Dès lors, les assureurs ont l’occasion avec la prévention d’intervenir tout au long de la vie de l’assuré. Pour les assureurs, désireux de préserver leur place dans la chaîne de valeur et soucieux de ne pas être le seul maillon d’un continuum de services conduit par d’autres opérateurs, se positionner sur la prévention santé-prévoyance est une solution. Ainsi, se placer le plus en amont possible du remboursement d’un acte médical est un enjeu de taille, tout comme les capacités d’analyse de tous les effets induits par ces campagnes de prévention. Tout le monde a bien compris dans l’industrie que si les acteurs de la protection sociale complémentaire ne se saisissent pas de la santé connectée et de la data science, ce sont les Gafa qui le feront à leur place.

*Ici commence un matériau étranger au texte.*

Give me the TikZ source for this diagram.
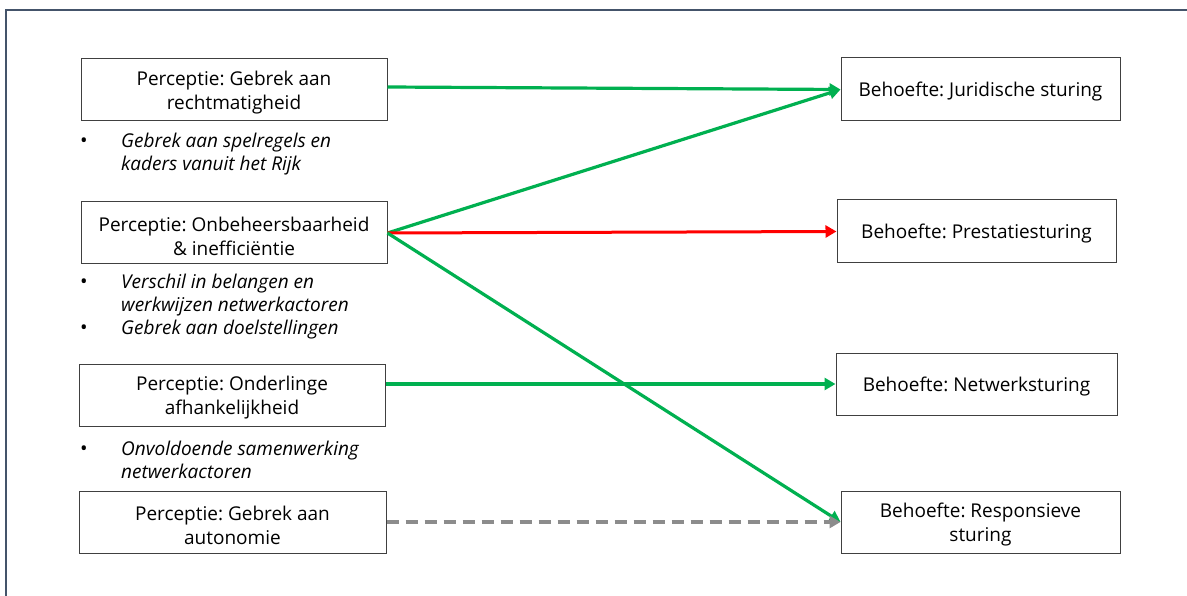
\documentclass[tikz,border=0pt]{standalone}
\usepackage{fontspec}
\setmainfont{Open Sans}
\usetikzlibrary{arrows.meta}
\definecolor{frameblue}{HTML}{44546A}
\definecolor{flowgreen}{HTML}{00B050}
\definecolor{flowred}{HTML}{FF0000}
\definecolor{flowgray}{HTML}{8C8C8C}
\tikzset{
  box/.style={draw=black!75, line width=1pt, minimum height=62pt, align=center,
    inner sep=0pt, font=\fontsize{19}{24}\selectfont,
    execute at begin node={\rule{0pt}{19.5pt}}},
  boxtext/.style={align=center, inner sep=0pt, font=\fontsize{19}{24}\selectfont},
  note/.style={anchor=north west, align=left, inner sep=0pt,
    font=\fontsize{19}{23}\selectfont\itshape},
  dot/.style={anchor=north west, inner sep=0pt, font=\fontsize{20}{23}\selectfont},
  link/.style={line width=3.2pt, -{Triangle[length=11pt,width=12pt]}},
}
\begin{document}
\frenchspacing
\begin{tikzpicture}[x=1pt,y=-1pt]
\useasboundingbox (0,0) rectangle (1187,596);
\fill[white] (0,0) rectangle (1187,596);
% outer frame
\draw[frameblue, line width=1.3pt] (1187,10) -- (6,10) -- (6,596);

% perception boxes (frame, then two-line caption)
\node[box, minimum width=306pt] (p1) at (234,90) {};
\node[boxtext] (p1t) at ([yshift=-3pt]p1.center) {Perceptie: Gebrek aan\\rechtmatigheid};
\node[box, minimum width=306pt] (p2) at (234,233) {};
\node[boxtext] (p2t) at ([yshift=-3pt]p2.center) {Perceptie: Onbeheersbaarheid\\\& inefficiëntie};
\node[box, minimum width=306pt] (p3) at (232,395) {};
\node[boxtext] (p3t) at ([yshift=-3pt]p3.center) {Perceptie: Onderlinge\\afhankelijkheid};
\node[box, minimum width=307pt] (p4) at (232.5,522) {};
\node[boxtext] (p4t) at ([yshift=-3pt]p4.center) {Perceptie: Gebrek aan\\autonomie};

% need boxes
\node[box, minimum width=279pt, minimum height=63pt] (b1) at (980.5,89.5) {Behoefte: Juridische sturing};
\node[box, minimum width=279pt, minimum height=63pt] (b2) at (976.5,231.5) {Behoefte: Prestatiesturing};
\node[box, minimum width=281pt, minimum height=62pt] (b3) at (976.5,384) {Behoefte: Netwerksturing};
\node[box, minimum width=279pt] (b4) at (980.5,522) {};
\node[boxtext] (b4t) at ([yshift=-3pt]b4.center) {Behoefte: Responsieve\\sturing};

% bullet notes
\node[dot] (d1) at (80,131) {\strut•};
\node[note] (n1) at (121,131) {\strut Gebrek aan spelregels en\\kaders vanuit het Rijk};
\node[dot] (d2a) at (80,272) {\strut•};
\node[dot] (d2b) at (80,318) {\strut•};
\node[note] (n2) at (121,272) {\strut Verschil in belangen en\\werkwijzen netwerkactoren\\Gebrek aan doelstellingen};
\node[dot] (d3) at (80,439) {\strut•};
\node[note] (n3) at (121,439) {\strut Onvoldoende samenwerking\\netwerkactoren};

% connectors
\draw[link, flowgreen] (p1.east) ++(0,-3) coordinate (s1) (s1) -- (b1.west);
\draw[link, flowgreen] (p2.east) -- (b1.west);
\draw[link, flowred, line width=3pt] (p2.east) -- (b2.west);
\draw[link, flowgreen] (p2.east) -- (b4.west);
\draw[link, flowgreen] (p3.east) ++(0,-11) coordinate (s3) (s3) -- (b3.west);
\draw[link, flowgray, dashed, dash pattern=on 12pt off 7pt] (p4.east) -- (b4.west);
\end{tikzpicture}
\end{document}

En quoi les assureurs sont-ils légitimes à investir ce domaine de la prévention ?

En tant qu’assureurs complémentaires, ils disposent de l’expérience et d’une grande légitimité à conseiller ou orienter les assurés. A l’heure actuelle, tout un chacun lance son application santé, et il y en a désormais plusieurs milliers. Dans cette jungle des applis santé, l’assureur est légitime à orienter et aider l’assuré à faire le choix qui lui correspond. Les exemples sont très nombreux.

Quels seront les travaux de Prevent’Horizon ?

Sous l’égide de l’université Lyon 1, les co-porteurs de la chaire, Jean-Louis Rullière et Anne-Marie Schott, vont s’attacher à établir les bases scientifiques et économiques d’un modèle de prévention au sein de l’assurance.

Cela implique un grand nombre de disciplines différentes, certaines bien maîtrisées par les assureurs ou par Actuaris, initiateur de la chaire, d’autres plus académiques sont l’apanage des laboratoires SAF et Hesper associés à la chaire.

In fine, cette multidisciplinarité et l’interopérabilité des acteurs devraient déboucher sur des résultats concrets.

Et Actuaris dans tout cela ?

Notre cabinet est déjà partie prenante de plusieurs chaires et notamment de la chaire PARI co-portée par Sylvestre Frezal. Nous en connaissons les effets bénéfiques pour tous les acteurs qui s’y associent et pour Actuaris.

En outre, la prévention est un levier de développement pour l’industrie de l’assurance, identifié comme tel par les assureurs qui sont nos clients ; il s’agit donc d’un pan entier d’activité nouvelle pour nous également. La composante actuarielle sur ce champ de la prévention est immense : pour aider à la mitigation des risques, à la tarification des offres, à leur inclusion comme à leur gratuité pour favoriser la fidélisation ou le multi-équipement, à la différenciation, à l’anticipation de nouveaux champs ou besoins d’assurance…

Notre objectif est de consacrer beaucoup de moyens deR&Dà la prévention dès maintenant pour à terme disposer d’une longueur d’avance sur nos concurrents.